# Best Europe exchange options summer 2014?



## DebBrown (Mar 3, 2013)

We'd like to take the family on a trip to Europe in the summer of 2014.  We're open to any possibilities that can work with timeshares.  We'd already done the UK extensively so would like to consider other areas.

We have weeks deposited with II and DAE.  What areas do we have the best shot at?  We'd probably need more than one unit for the same calendar week.

I appreciate any advice and all insights!

Deb


----------



## Carolinian (Mar 3, 2013)

With most exchange companies, the best shot at exchanges will be Spain, the Canaries, Portugal, and Malta.  All of them are interesting places.  DAE has been getting some interesting Italy inventory, lately.


----------



## DebBrown (Mar 8, 2013)

Hi Carolinian,
Thanks for the help.  I was guessing that Spain was our best option.  I remember seeing many units in the Costa del Sol area.  I'll see what DAE has to say but it's always good to start with a little knowledge.

Deb


----------



## Suebe (Mar 9, 2013)

Portugal might be a good option as well. There are a number of resorts along the Algarve.  I have holidayed in both the Algarve and Costa del Sol, and might be able to give you more information if there are specific resorts you are looking at.  

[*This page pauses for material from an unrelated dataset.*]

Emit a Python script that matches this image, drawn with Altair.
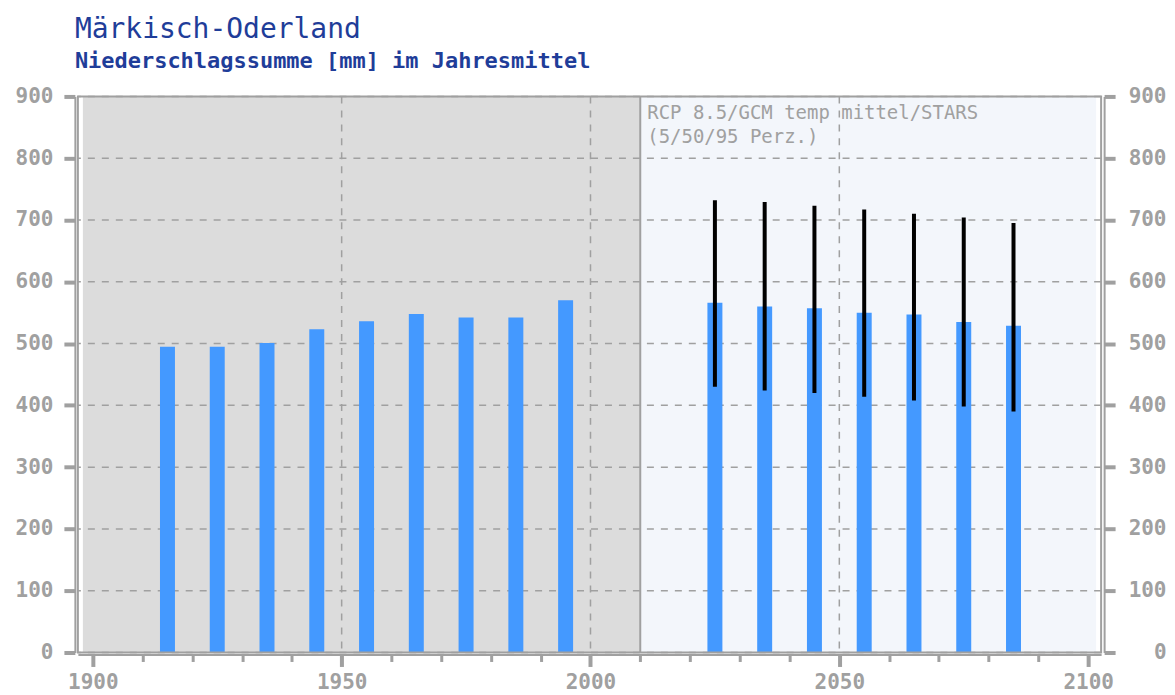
import altair as alt
import pandas as pd

# ---- data -------------------------------------------------------------
hist_years = [1915, 1925, 1935, 1945, 1955, 1965, 1975, 1985, 1995]
hist_values = [495, 495, 501, 523, 536, 548, 542, 542, 570]

proj_years = [2025, 2035, 2045, 2055, 2065, 2075, 2085]
proj_p50 = [566, 560, 557, 550, 547, 535, 529]
proj_p5 = [430, 424, 420, 414, 408, 398, 390]
proj_p95 = [732, 729, 723, 717, 710, 704, 695]

y_ticks = [0, 100, 200, 300, 400, 500, 600, 700, 800, 900]
x_ticks = list(range(1900, 2101, 10))
x_grid = [1950, 2000, 2050]
split_year = 2010

title = "Märkisch-Oderland"
subtitle = "Niederschlagssumme [mm] im Jahresmittel"
note = ["RCP 8.5/GCM temp mittel/STARS", "(5/50/95 Perz.)"]

# ---- styling ----------------------------------------------------------
XMIN, XMAX = 1898.0, 2101.6
W, H = 1025, 557
GRAY = "#a0a0a0"
MONO = "DejaVu Sans Mono"
BAR = "#4499ff"

bars_df = pd.DataFrame(
    {"year": hist_years + proj_years, "value": hist_values + proj_p50}
)
err_df = pd.DataFrame({"year": proj_years, "p5": proj_p5, "p95": proj_p95})
regions_df = pd.DataFrame(
    {
        "start": [XMIN, split_year],
        "end": [split_year, XMAX],
        "period": ["hist", "proj"],
    }
)
hgrid_df = pd.DataFrame({"v": y_ticks})
vgrid_df = pd.DataFrame({"year": x_grid})

xscale = alt.Scale(domain=[XMIN, XMAX], nice=False, zero=False)
yscale = alt.Scale(domain=[0, 900], nice=False)

yaxis_common = dict(
    values=y_ticks,
    offset=3,
    domainColor=GRAY,
    domainWidth=2,
    tickColor=GRAY,
    tickWidth=4,
    tickSize=11,
    labelFont=MONO,
    labelFontWeight="bold",
    labelFontSize=21,
    labelColor=GRAY,
    grid=False,
    title=None,
)

xaxis = alt.Axis(
    orient="bottom",
    values=x_ticks,
    labelExpr="datum.value % 50 === 0 ? datum.value : ''",
    offset=2,
    domainColor=GRAY,
    domainWidth=2,
    tickColor=GRAY,
    tickSize={"condition": {"test": "datum.value % 50 === 0", "value": 12}, "value": 7},
    tickWidth={"condition": {"test": "datum.value % 50 === 0", "value": 4}, "value": 3},
    labelFont=MONO,
    labelFontWeight="bold",
    labelFontSize=21,
    labelColor=GRAY,
    labelPadding=5,
    labelFlush=False,
    labelOverlap=False,
    grid=False,
    title=None,
)

background = alt.Chart(regions_df).mark_rect().encode(
    x=alt.X("start:Q", scale=xscale, axis=None),
    x2="end:Q",
    color=alt.Color(
        "period:N",
        scale=alt.Scale(domain=["hist", "proj"], range=["#dcdcdc", "#f3f6fb"]),
        legend=None,
    ),
)

split_line = alt.Chart(pd.DataFrame({"year": [split_year]})).mark_rule(
    color=GRAY, strokeWidth=2
).encode(x=alt.X("year:Q", scale=xscale, axis=None))

hgrid = alt.Chart(hgrid_df).mark_rule(
    color=GRAY, strokeWidth=1.5, strokeDash=[7, 7]
).encode(
    y=alt.Y(
        "v:Q",
        scale=yscale,
        axis=alt.Axis(orient="right", labelAlign="right", labelPadding=51, **yaxis_common),
    ),
)

vgrid = alt.Chart(vgrid_df).mark_rule(
    color=GRAY, strokeWidth=1.5, strokeDash=[7, 7]
).encode(x=alt.X("year:Q", scale=xscale, axis=None))

bars = alt.Chart(bars_df).mark_bar(size=15, color=BAR).encode(
    x=alt.X("year:Q", scale=xscale, axis=xaxis),
    y=alt.Y(
        "value:Q",
        scale=yscale,
        axis=alt.Axis(orient="left", labelPadding=11, **yaxis_common),
    ),
)

errs = alt.Chart(err_df).mark_rule(color="black", strokeWidth=4).encode(
    x=alt.X("year:Q", scale=xscale, axis=None),
    y=alt.Y("p5:Q", scale=yscale, axis=None),
    y2="p95:Q",
)

annot = alt.Chart(pd.DataFrame({"a": [0]})).mark_text(
    text=note,
    align="left",
    baseline="top",
    font=MONO,
    fontSize=19,
    color=GRAY,
    lineHeight=24,
    dx=7,
    dy=8,
).encode(
    x=alt.X(datum=split_year, scale=xscale, axis=None),
    y=alt.Y(datum=900, scale=yscale, axis=None),
)

frame = alt.Chart(pd.DataFrame({"a": [0]})).mark_rect(
    fillOpacity=0, stroke=GRAY, strokeWidth=2
).encode(
    x=alt.value(0), x2=alt.value(W), y=alt.value(0), y2=alt.value(H)
)

chart = (
    alt.layer(background, split_line, hgrid, vgrid, bars, errs, annot, frame)
    .resolve_axis(x="independent", y="independent")
    .properties(
        width=W,
        height=H,
        autosize=alt.AutoSizeParams(type="none"),
        padding={"left": 70, "top": 88, "right": 66, "bottom": 42},
        title=alt.TitleParams(
            text=title,
            subtitle=subtitle,
            anchor="start",
            frame="group",
            dx=-3,
            offset=13,
            font=MONO,
            fontSize=28,
            fontWeight="normal",
            color="#1f3d99",
            subtitleFont=MONO,
            subtitleFontSize=22,
            subtitleFontWeight="bold",
            subtitleColor="#1f3d99",
            subtitlePadding=8,
        ),
    )
    .configure_view(stroke=None)
)

chart.save("out.html", embed_options={"renderer": "svg", "actions": False})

There may be limited availability at some resorts during the summer months (especially July/August time when many Europeans holiday in these areas).

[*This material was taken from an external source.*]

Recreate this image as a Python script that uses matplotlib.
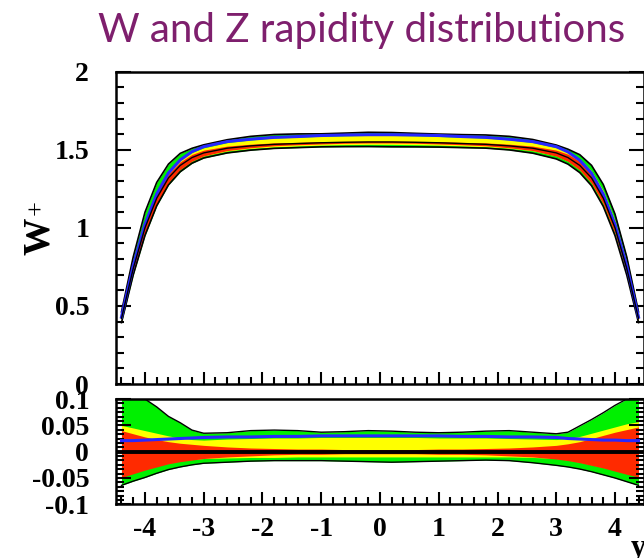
import matplotlib
matplotlib.use("Agg")
import matplotlib.pyplot as plt
from matplotlib.ticker import MultipleLocator, FixedLocator, FuncFormatter

# rapidity sample points
rapidity = [-4.4, -4.2, -4.0, -3.8, -3.6, -3.4, -3.2, -3.0, -2.6, -2.2, -1.8, -1.4, -1.0, -0.6, -0.2,
            0.2, 0.6, 1.0, 1.4, 1.8, 2.2, 2.6, 3.0, 3.2, 3.4, 3.6, 3.8, 4.0, 4.2, 4.4]

# central W+ prediction
central = [0.42, 0.74, 1.00, 1.19, 1.32, 1.40, 1.45, 1.48, 1.51, 1.525, 1.535, 1.54, 1.545, 1.548, 1.55,
           1.55, 1.548, 1.545, 1.54, 1.535, 1.525, 1.51, 1.48, 1.45, 1.40, 1.32, 1.19, 1.00, 0.74, 0.42]

# relative uncertainty bands (ratio to central - 1)
green_hi = [0.100, 0.100, 0.100, 0.085, 0.067, 0.055, 0.041, 0.035, 0.036, 0.040, 0.041, 0.040, 0.037, 0.038, 0.040,
            0.039, 0.037, 0.036, 0.037, 0.039, 0.040, 0.037, 0.034, 0.037, 0.049, 0.061, 0.074, 0.088, 0.100, 0.100]
green_lo = [-0.064, -0.056, -0.049, -0.041, -0.034, -0.029, -0.025, -0.022, -0.020, -0.018, -0.017, -0.017, -0.017,
            -0.018, -0.019, -0.020, -0.019, -0.018, -0.017, -0.016, -0.017, -0.021, -0.026, -0.029, -0.033, -0.038,
            -0.044, -0.050, -0.057, -0.064]
yellow_hi = [0.050, 0.045, 0.040, 0.035, 0.030, 0.026, 0.023, 0.022, 0.024, 0.025, 0.026, 0.026, 0.027, 0.027, 0.027,
             0.027, 0.027, 0.026, 0.026, 0.026, 0.025, 0.024, 0.023, 0.025, 0.029, 0.035, 0.041, 0.047, 0.053, 0.057]
yellow_lo = [-0.045, -0.039, -0.033, -0.027, -0.021, -0.017, -0.015, -0.013, -0.012, -0.011, -0.011, -0.010, -0.010,
             -0.010, -0.010, -0.010, -0.010, -0.010, -0.010, -0.010, -0.010, -0.011, -0.013, -0.016, -0.020, -0.025,
             -0.030, -0.035, -0.041, -0.046]
red_hi = [0.040, 0.034, 0.028, 0.023, 0.019, 0.016, 0.014, 0.012, 0.009, 0.007, 0.006, 0.005, 0.005, 0.004, 0.004,
          0.004, 0.004, 0.005, 0.005, 0.006, 0.007, 0.009, 0.012, 0.015, 0.019, 0.025, 0.031, 0.037, 0.042, 0.047]
red_lo = [-0.049, -0.042, -0.035, -0.029, -0.023, -0.019, -0.016, -0.013, -0.010, -0.008, -0.006, -0.005, -0.005,
          -0.004, -0.004, -0.004, -0.004, -0.005, -0.005, -0.006, -0.008, -0.010, -0.014, -0.017, -0.021, -0.026,
          -0.031, -0.037, -0.043, -0.048]
blue_line = [0.021, 0.021, 0.022, 0.023, 0.024, 0.025, 0.026, 0.027, 0.028, 0.028, 0.029, 0.029, 0.030, 0.030, 0.030,
             0.030, 0.030, 0.030, 0.029, 0.029, 0.028, 0.028, 0.027, 0.025, 0.024, 0.023, 0.022, 0.022, 0.021, 0.021]

top_yticks = [0, 0.5, 1, 1.5, 2]
ratio_yticks = [-0.1, -0.05, 0, 0.05, 0.1]
xticks = [-4, -3, -2, -1, 0, 1, 2, 3, 4]

GREEN = "#00f000"
YELLOW = "#ffff00"
RED = "#ff2a00"
BLUE = "#2828ff"
TITLE_COLOR = "#7e1f6d"

plt.rcParams["axes.unicode_minus"] = False
tick_font = {"family": "Liberation Serif", "weight": "bold", "size": 20}


def scaled(rel):
    return [c * (1 + r) for c, r in zip(central, rel)]


def style_axis(ax, ylocs, yminor):
    for s in ax.spines.values():
        s.set_linewidth(1.8)
    ax.yaxis.set_major_locator(FixedLocator(ylocs))
    ax.yaxis.set_minor_locator(MultipleLocator(yminor))
    ax.xaxis.set_major_locator(FixedLocator(xticks))
    ax.xaxis.set_minor_locator(MultipleLocator(0.2))
    ax.tick_params(axis="y", which="both", direction="in", left=True, right=True, width=1.5, pad=19)
    ax.tick_params(axis="y", which="major", length=11)
    ax.tick_params(axis="y", which="minor", length=6)
    ax.tick_params(axis="x", which="both", direction="in", bottom=True, top=False, width=1.5, pad=9)
    ax.tick_params(axis="x", which="major", length=9)
    ax.tick_params(axis="x", which="minor", length=5)
    ax.yaxis.set_major_formatter(FuncFormatter(lambda v, p: "%g" % v))
    for lab in ax.get_yticklabels() + ax.get_xticklabels():
        lab.set_fontproperties(tick_font)


fig = plt.figure(figsize=(6.44, 5.58), dpi=100)

# main distribution
ax = fig.add_axes([0.1795, 0.3118, 0.8211, 0.5597])
ax.fill_between(rapidity, scaled(green_lo), scaled(green_hi), color=GREEN, lw=0)
ax.plot(rapidity, scaled(green_hi), color="black", lw=1.2)
ax.plot(rapidity, scaled(green_lo), color="black", lw=1.2)
ax.fill_between(rapidity, scaled(yellow_lo), scaled(yellow_hi), color=YELLOW, lw=0)
ax.fill_between(rapidity, scaled(red_lo), scaled(red_hi), color=RED, lw=0)
ax.plot(rapidity, scaled(blue_line), color=BLUE, lw=2.2)
ax.plot(rapidity, central, color="black", lw=1.0)
ax.set_xlim(-4.5, 4.5)
ax.set_ylim(0, 2)
style_axis(ax, top_yticks, 0.1)
ax.tick_params(axis="x", labelbottom=False)

# ratio panel
rax = fig.add_axes([0.1795, 0.0962, 0.8211, 0.1887])
rax.fill_between(rapidity, green_lo, green_hi, color=GREEN, lw=0)
rax.plot(rapidity, green_hi, color="black", lw=1.0)
rax.plot(rapidity, green_lo, color="black", lw=1.0)
rax.fill_between(rapidity, yellow_lo, yellow_hi, color=YELLOW, lw=0)
rax.fill_between(rapidity, red_lo, red_hi, color=RED, lw=0)
rax.plot(rapidity, blue_line, color=BLUE, lw=2.2)
rax.axhline(0, color="black", lw=2.8)
rax.set_xlim(-4.5, 4.5)
rax.set_ylim(-0.1, 0.1)
style_axis(rax, ratio_yticks, 0.05 / 6)
rax.xaxis.set_major_formatter(FuncFormatter(lambda v, p: "%d" % v))
for lab in rax.get_xticklabels():
    lab.set_fontproperties(tick_font)

# y axis title W+ (superscript plus drawn separately)
fig.text(40 / 644, 1 - 236 / 558, "W", rotation=90, ha="center", va="center",
         family="Liberation Serif", weight="bold", fontsize=27)
fig.text(37 / 644, 1 - 208 / 558, "+", rotation=90, ha="center", va="center",
         family="Liberation Serif", fontsize=19)
fig.text(631 / 644, 2 / 558, "y", ha="left", va="baseline",
         family="Liberation Serif", weight="bold", fontsize=22)

fig.text(362 / 644, 0.945, "W and Z rapidity distributions", ha="center", va="center",
         family="Lato", fontsize=29, color=TITLE_COLOR)

fig.savefig("out.png", dpi=100)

It also depends how hot you like it as temperatures can soar in these areas in summer. 

Sue


----------



## Carol C (Mar 30, 2013)

Hi Deb...I loved Mallorca, Spain...I stayed two weeks in two different resorts and never got bored. You will also enjoy bookending your Mallorca visit with a few days in Barcelona to see the Gaudi architectural wonders. II has good inventory in Mallorca, including a Marriott. I stayed at Cala Pi and also that Marriott...prefer Cala Pi for location though (and it's very European).


----------